Un croissant, du vert... je suis plongé dans une sorte de syncrétisme byzantino-ottoman tout ce qu'il y a de plus réjouissant. Hélas ! c'est de la nouvelle métamorphose du capitalisme qu'il s'agit, et des armes idéologiques qui servent à sa propagande.
Ce mois-ci,
La décroissance égratigne quelque peu
Edgar Morin et la "complexitude" comme il est écrit, en hommage à qui vous savez. Pourquoi Paul Ariès "démonte"-t-il ainsi le penseur de la complexité ?
1/ Il s'est rapproché de Nicolas Hulot, et donc du "capitalisme vert" ce qui est assez pathétique en effet.
2/ Ce rapprochement était en germe dans sa pensée. Là, il me semble qu'il y a un simplisme. D'accord, on a parfois l'impression qu'Edgar dégrade lui-même sa fameuse "pensée complexe" (et il annonçait d'ailleurs cette dégradation à venir, la dénonçant dans tous les autres courants de pensée féconds à leur naissance). Mais il y a des choses à dissocier quand elles sont plus emmêlées que reliées. Ce que j'ai appris de ma lecture de Morin, entre autres, c'est en effet de prendre garde au discours de propagande des puissants qui segmentent, séparent, rendent illisibles les enjeux, incompréhensibles les débats hyperspécialisés, et empêchent l'accès du commun des mortels aux prises de décision. Puisque tout est trop complexe, seuls les experts peuvent en parler. C'est l'exact contraire de ce que prônait Morin. On voit bien l'entourloupe, et Ariès la dénonce bien : un avis un peu tranché sera immédiatement condamné comme étant simpliste, et corrigé par un expert autorisé par le système médiatique. C'est la Grande Modération.
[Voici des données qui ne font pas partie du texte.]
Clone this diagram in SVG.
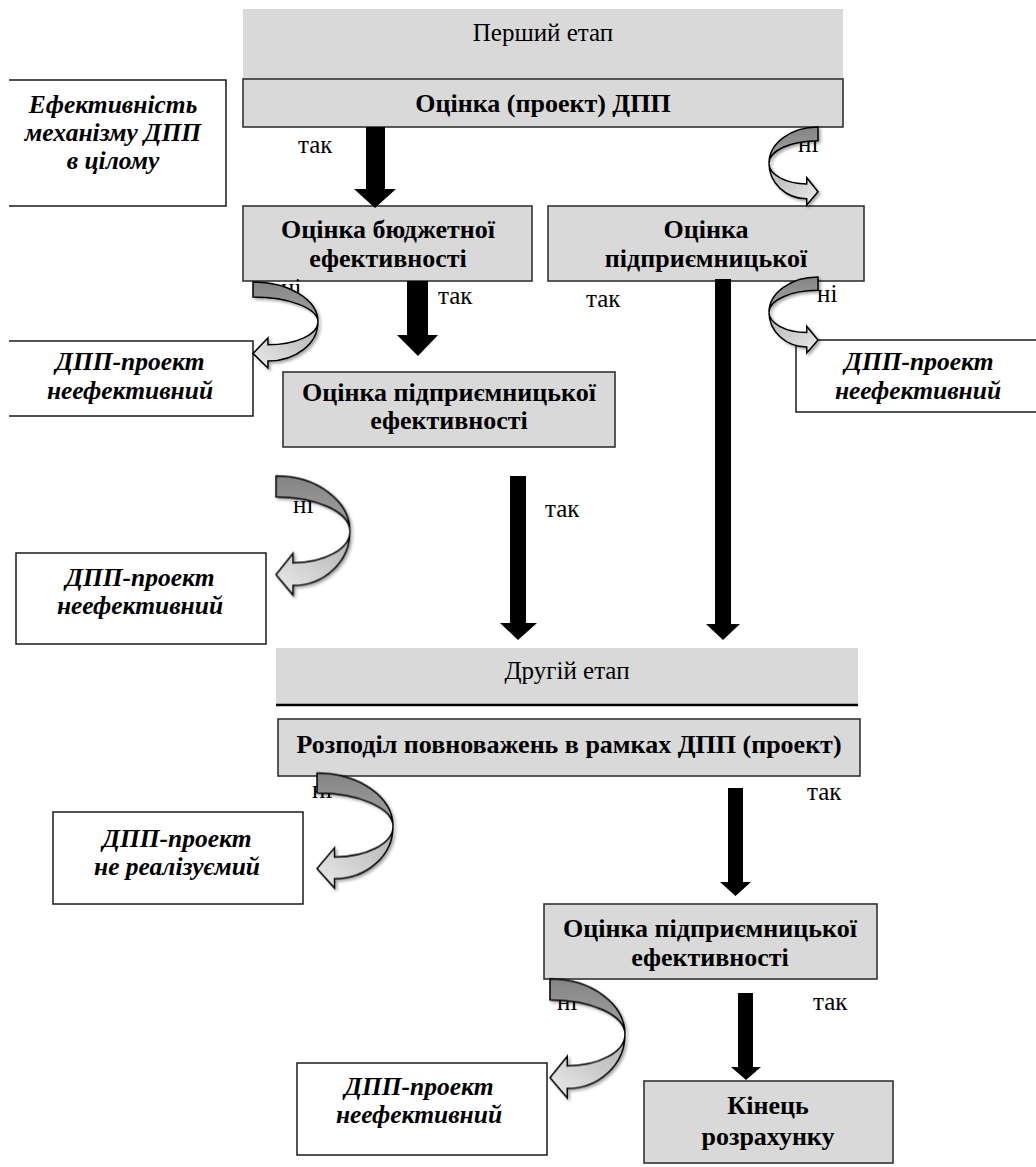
<svg xmlns="http://www.w3.org/2000/svg" xmlns:xlink="http://www.w3.org/1999/xlink" width="1036" height="1167" viewBox="0 0 1036 1167">
<style>
  .band { fill: #d9d9d9; }
  .gbox { fill: #d9d9d9; stroke: #333333; stroke-width: 1.6; }
  .wbox { fill: #ffffff; stroke: #1a1a1a; stroke-width: 1.5; }
  .wline { fill: #ffffff; stroke: #1a1a1a; stroke-width: 1.5; }
  text { font-family: "Liberation Serif", "Times New Roman", serif; fill: #000; }
  .reg { font-size: 25px; text-anchor: middle; }
  .b { font-size: 26px; font-weight: bold; text-anchor: middle; }
  .bi { font-size: 25.5px; font-weight: bold; font-style: italic; text-anchor: middle; }
  .lbl { font-size: 25px; }
  .blk { fill: #000; }
  .cd { fill: url(#gDark); stroke: #000; stroke-width: 1.5; }
  .cl { fill: url(#gLight); stroke: #000; stroke-width: 1.5; }
</style>
<defs>
  <linearGradient id="gDark" x1="0" y1="0" x2="0" y2="1">
    <stop offset="0" stop-color="#858585"/>
    <stop offset="1" stop-color="#a3a3a3"/>
  </linearGradient>
  <linearGradient id="gLight" x1="1" y1="0" x2="0" y2="1">
    <stop offset="0" stop-color="#b0b0b0"/>
    <stop offset="1" stop-color="#ececec"/>
  </linearGradient>
  <filter id="sh" x="-20%" y="-20%" width="150%" height="150%">
    <feDropShadow dx="2" dy="2" stdDeviation="1.5" flood-color="#000" flood-opacity="0.35"/>
  </filter>
  <g id="curv">
    <path class="cd" vector-effect="non-scaling-stroke" d="M0,0 A100,46.5 0 0 1 100,46.5 A100,29 0 0 0 0,17.5 Z"/>
    <path class="cl" vector-effect="non-scaling-stroke" d="M100,46.5 A77,45.5 0 0 1 23,92 L23,100 L0,83 L23,65 L23,73 A77,26.5 0 0 0 100,46.5 Z"/>
  </g>
</defs>
<rect width="1036" height="1167" fill="#ffffff"/>

<g id="stage1">
  <rect class="band" x="243" y="9" width="600" height="70"/>
  <text class="reg" x="543" y="41">Перший етап</text>
</g>
<g id="eval-project">
  <rect class="gbox" x="243" y="79" width="600" height="48"/>
  <text class="b" x="543" y="112">Оцінка (проект) ДПП</text>
</g>
<g id="efficiency-total">
  <path class="wline" d="M9,80 H226 V206 H9"/>
  <text class="bi" x="113" y="113">Ефективність</text>
  <text class="bi" x="113" y="141">механізму ДПП</text>
  <text class="bi" x="113" y="169">в цілому</text>
</g>
<g id="budget-eval">
  <rect class="gbox" x="243" y="206" width="289" height="75"/>
  <text class="b" x="388" y="238">Оцінка бюджетної</text>
  <text class="b" x="388" y="267">ефективності</text>
</g>
<g id="entre-eval-1">
  <rect class="gbox" x="548" y="206" width="316" height="75"/>
  <text class="b" x="706" y="238">Оцінка</text>
  <text class="b" x="706" y="267">підприємницької</text>
</g>
<g id="ineffective-1">
  <path class="wline" d="M9,341 H253 V416 H9"/>
  <text class="bi" x="130" y="370">ДПП-проект</text>
  <text class="bi" x="130" y="399">неефективний</text>
</g>
<g id="ineffective-right">
  <rect class="wbox" x="796" y="340" width="260" height="72"/>
  <text class="bi" x="919" y="370">ДПП-проект</text>
  <text class="bi" x="918" y="399">неефективний</text>
</g>
<g id="entre-eval-2">
  <rect class="gbox" x="283" y="372" width="332" height="75"/>
  <text class="b" x="449" y="401">Оцінка підприємницької</text>
  <text class="b" x="449" y="429">ефективності</text>
</g>
<g id="ineffective-2">
  <rect class="wbox" x="16" y="553" width="250" height="91"/>
  <text class="bi" x="140" y="586">ДПП-проект</text>
  <text class="bi" x="140" y="614">неефективний</text>
</g>
<g id="stage2">
  <rect class="band" x="276" y="648" width="582" height="57"/>
  <line x1="276" y1="705" x2="858" y2="705" stroke="#000" stroke-width="2.5"/>
  <text class="reg" x="567" y="679">Другій етап</text>
</g>
<g id="distribution">
  <rect class="gbox" x="278" y="719" width="582" height="57"/>
  <text class="b" x="569" y="753">Розподіл повноважень в рамках ДПП (проект)</text>
</g>
<g id="not-realizable">
  <rect class="wbox" x="53" y="812" width="250" height="92"/>
  <text class="bi" x="177" y="847">ДПП-проект</text>
  <text class="bi" x="177" y="875">не реалізуємий</text>
</g>
<g id="entre-eval-3">
  <rect class="gbox" x="544" y="904" width="333" height="75"/>
  <text class="b" x="710" y="937">Оцінка підприємницької</text>
  <text class="b" x="710" y="966">ефективності</text>
</g>
<g id="ineffective-3">
  <rect class="wbox" x="297" y="1063" width="250" height="92"/>
  <text class="bi" x="419" y="1095">ДПП-проект</text>
  <text class="bi" x="419" y="1123">неефективний</text>
</g>
<g id="end-calc">
  <rect class="gbox" x="644" y="1081" width="249" height="82"/>
  <text class="b" x="768" y="1114">Кінець</text>
  <text class="b" x="768" y="1145">розрахунку</text>
</g>

<g id="connectors">
  <g id="labels">
    <text class="lbl" x="298" y="153">так</text>
    <text class="lbl" x="438" y="304">так</text>
    <text class="lbl" x="586" y="307">так</text>
    <text class="lbl" x="545" y="517">так</text>
    <text class="lbl" x="807" y="800">так</text>
    <text class="lbl" x="813" y="1010">так</text>
    <text class="lbl" x="281" y="296">ні</text>
    <text class="lbl" x="293" y="513">ні</text>
    <text class="lbl" x="312" y="798">ні</text>
    <text class="lbl" x="557" y="1010">ні</text>
    <text class="lbl" x="798" y="152">ні</text>
    <text class="lbl" x="817" y="302">ні</text>
  </g>
  <g id="block-arrows">
    <polygon class="blk" points="366,127 385,127 385,189 396,189 375,208 354,189 366,189"/>
    <polygon class="blk" points="407,281 428,281 428,335 438,335 418,356 397,335 407,335"/>
    <polygon class="blk" points="510,476 526,476 526,623 537,623 518,640 500,623 510,623"/>
    <polygon class="blk" points="715,279 731,279 731,624 740,624 723,640 706,624 715,624"/>
    <polygon class="blk" points="728,788 743,788 743,882 751,882 735.5,896 720,882 728,882"/>
    <polygon class="blk" points="738,993 753,993 753,1067 761,1067 746,1080 731,1067 738,1067"/>
  </g>
  <g id="curved-arrows" filter="url(#sh)">
    <use xlink:href="#curv" href="#curv" transform="translate(253,282) scale(0.65,0.86)"/>
    <use xlink:href="#curv" href="#curv" transform="translate(276,476) scale(0.74,1.19)"/>
    <use xlink:href="#curv" href="#curv" transform="translate(317,773) scale(0.76,1.15)"/>
    <use xlink:href="#curv" href="#curv" transform="translate(550,979) scale(0.75,1.19)"/>
    <use xlink:href="#curv" href="#curv" transform="translate(818,127) scale(-0.49,0.78)"/>
    <use xlink:href="#curv" href="#curv" transform="translate(818,277) scale(-0.49,0.76)"/>
  </g>
</g>
</svg>
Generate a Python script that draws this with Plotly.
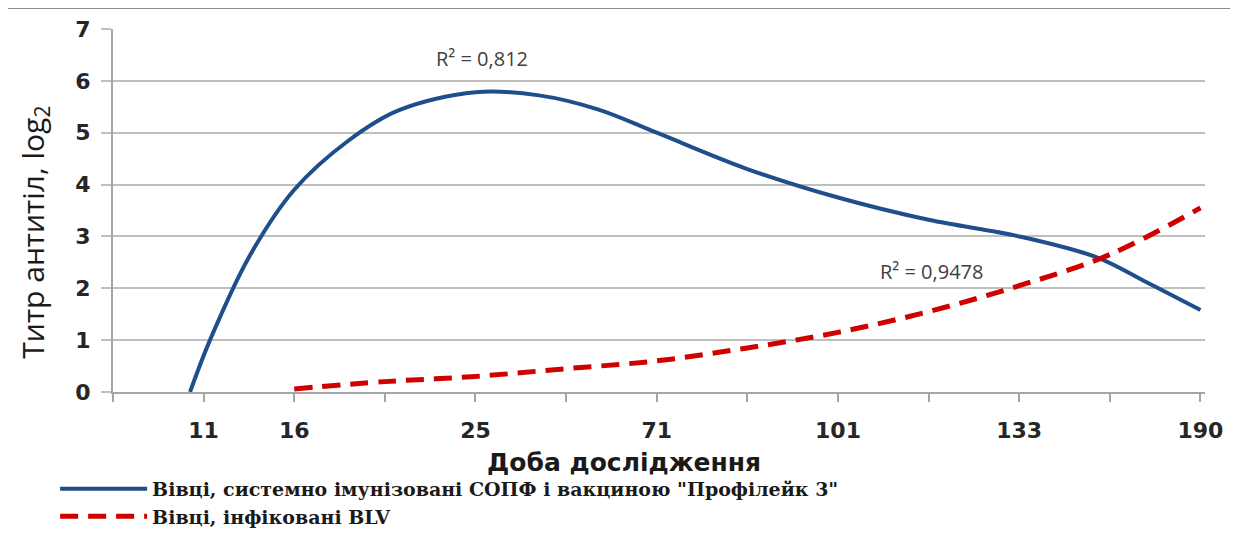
import plotly.graph_objects as go

# category positions along the day axis (12 equal intervals)
tick_pos = list(range(0, 13))
tick_labels = ["", "11", "16", "", "25", "", "71", "", "101", "", "133", "", "190"]

# blue: immunised sheep (trend)
blue_x = [0.85, 1.07, 1.5, 2.0, 2.6, 3.15, 4.0, 4.7, 5.35, 6.0, 7.0, 8.0, 9.0, 10.0, 10.85, 11.4, 12.0]
blue_y = [0.0, 1.0, 2.6, 3.9, 4.85, 5.43, 5.78, 5.72, 5.45, 5.0, 4.3, 3.75, 3.32, 3.0, 2.6, 2.12, 1.58]

# red: BLV-infected sheep
red_x = [2.0, 3.0, 4.0, 5.0, 6.0, 7.0, 8.0, 9.0, 10.0, 11.0, 12.0]
red_y = [0.06, 0.2, 0.3, 0.45, 0.6, 0.85, 1.15, 1.55, 2.05, 2.65, 3.55]

name_blue = 'Вівці, системно імунізовані СОПФ і вакциною "Профілейк 3"'
name_red = "Вівці, інфіковані BLV"

fig = go.Figure()
fig.add_trace(go.Scatter(x=blue_x, y=blue_y, mode="lines", name=name_blue,
                         line=dict(color="#1f4e8c", width=4, shape="spline", smoothing=1.0)))
fig.add_trace(go.Scatter(x=red_x, y=red_y, mode="lines", name=name_red,
                         line=dict(color="#d00000", width=5, dash="18px,10px", shape="spline", smoothing=1.0)))

fig.update_layout(
    width=1245, height=542,
    margin=dict(l=105, r=48, t=21, b=158, autoexpand=False),
    plot_bgcolor="white", paper_bgcolor="white",
    showlegend=True,
    legend=dict(x=-0.053, y=0.148, xref="paper", yref="container", xanchor="left", yanchor="top",
                font=dict(family="DejaVu Serif", size=19, color="#1a1a1a", weight="bold"),
                tracegroupgap=0, itemwidth=87, bgcolor="rgba(0,0,0,0)"),
    xaxis=dict(range=[0, 12.05], tickvals=tick_pos, ticktext=tick_labels,
               ticks="outside", ticklen=8, tickcolor="#a6a6a6", tickwidth=2,
               showline=True, linecolor="#a6a6a6", linewidth=2,
               showgrid=False, zeroline=False, ticklabelstandoff=10,
               tickfont=dict(family="DejaVu Sans", size=22, color="#262626", weight="bold")),
    yaxis=dict(range=[0, 7], tickvals=[0, 1, 2, 3, 4, 5, 6, 7],
               ticks="outside", ticklen=10, tickcolor="#bfbfbf", tickwidth=2,
               showline=True, linecolor="#a6a6a6", linewidth=2,
               showgrid=True, gridcolor="#bfbfbf", gridwidth=2, zeroline=False,
               ticklabelstandoff=6,
               tickfont=dict(family="DejaVu Sans", size=22, color="#262626", weight="bold")),
)

# axis titles as annotations (positions as in the reference)
fig.add_annotation(x=0.468, y=-0.193, xref="paper", yref="paper", xanchor="center", yanchor="middle",
                   text="<b>Доба дослідження</b>", showarrow=False,
                   font=dict(family="DejaVu Sans", size=25, color="#1a1a1a"))
fig.add_annotation(x=-0.072, y=0.44, xref="paper", yref="paper", xanchor="center", yanchor="middle",
                   text="Титр антитіл, log<sub>2</sub>", textangle=-90, showarrow=False,
                   font=dict(family="Open Sans", size=30, color="#1a1a1a"))

fig.add_annotation(x=4.07, y=6.44, xref="x", yref="y", text="R² = 0,812", showarrow=False,
                   font=dict(family="Open Sans", size=20, color="#404040"))
fig.add_annotation(x=9.03, y=2.33, xref="x", yref="y", text="R² = 0,9478", showarrow=False,
                   font=dict(family="Open Sans", size=20, color="#404040"))

# page border line at top
fig.add_shape(type="line", xref="paper", yref="paper", x0=-0.103, x1=1.023, y0=1.058, y1=1.058,
              line=dict(color="#8c8c8c", width=2))

fig.write_html("out.html")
Pas de censure, non, mais la transformation du plus banal trafiquant de lieux communs en génie de la subversion. Laurent Gerra nouveau prophète libertaire. Je ne suis pas certain que Morin soit responsable de cette druckerisation du monde.
C'est vrai qu'il y a, quelque part, un destin à la Guy Debord, révolutionnaire contre la société du Spectacle, et qui a fini par produire un film pour Canal+... avec une armée de sbires "situationnistes" tous plus cyniques et médiatiques les uns que les autres. La complexité subit peu ou prou le même sort. Bref, on voit bien, en effet, le dogme démocratique libéral vanté par les éditorialistes à écharpe s'emparer de la complexité contre l'horrible meute fascisante (i.e. le peuple) qui ne comprend rien à rien. On est loin du Morin de l'anthropolitique, par exemple. Là, c'était radical. Et pour reprendre l'opposition croissance/décroissance, comment ne pas vouloir la dépasser ? Pas pour dire qu'il y a du bon dans le modèle de croissance. Mais pour sortir d'un mode de pensée quantitatif. Produire plus, produire moins ? Ce n'est pas la question, qui devrait être celle du mieux, du qualitatif, du bien-être. Comme le disait Castoriadis, détruire la motivation économique.
La
chronique, dans le même numéro, de
Jacques Testart est plus réjouissante. C'en serait même à hurler de rire. L'idéologie du Progrès est ridiculisée en quelques lignes, lisez-les. On y apprend comment on fait des progrès pour réparer les dégâts des anciens progrès. Jubilatoire. Ça me fait penser à une chronique de
Vialatte, ô combien d'actualité, qui se félicitait de l'invention de nouveaux médicaments... pour lesquels il ne restait plus qu'à inventer les maladies. On n'arrête pas le progrès.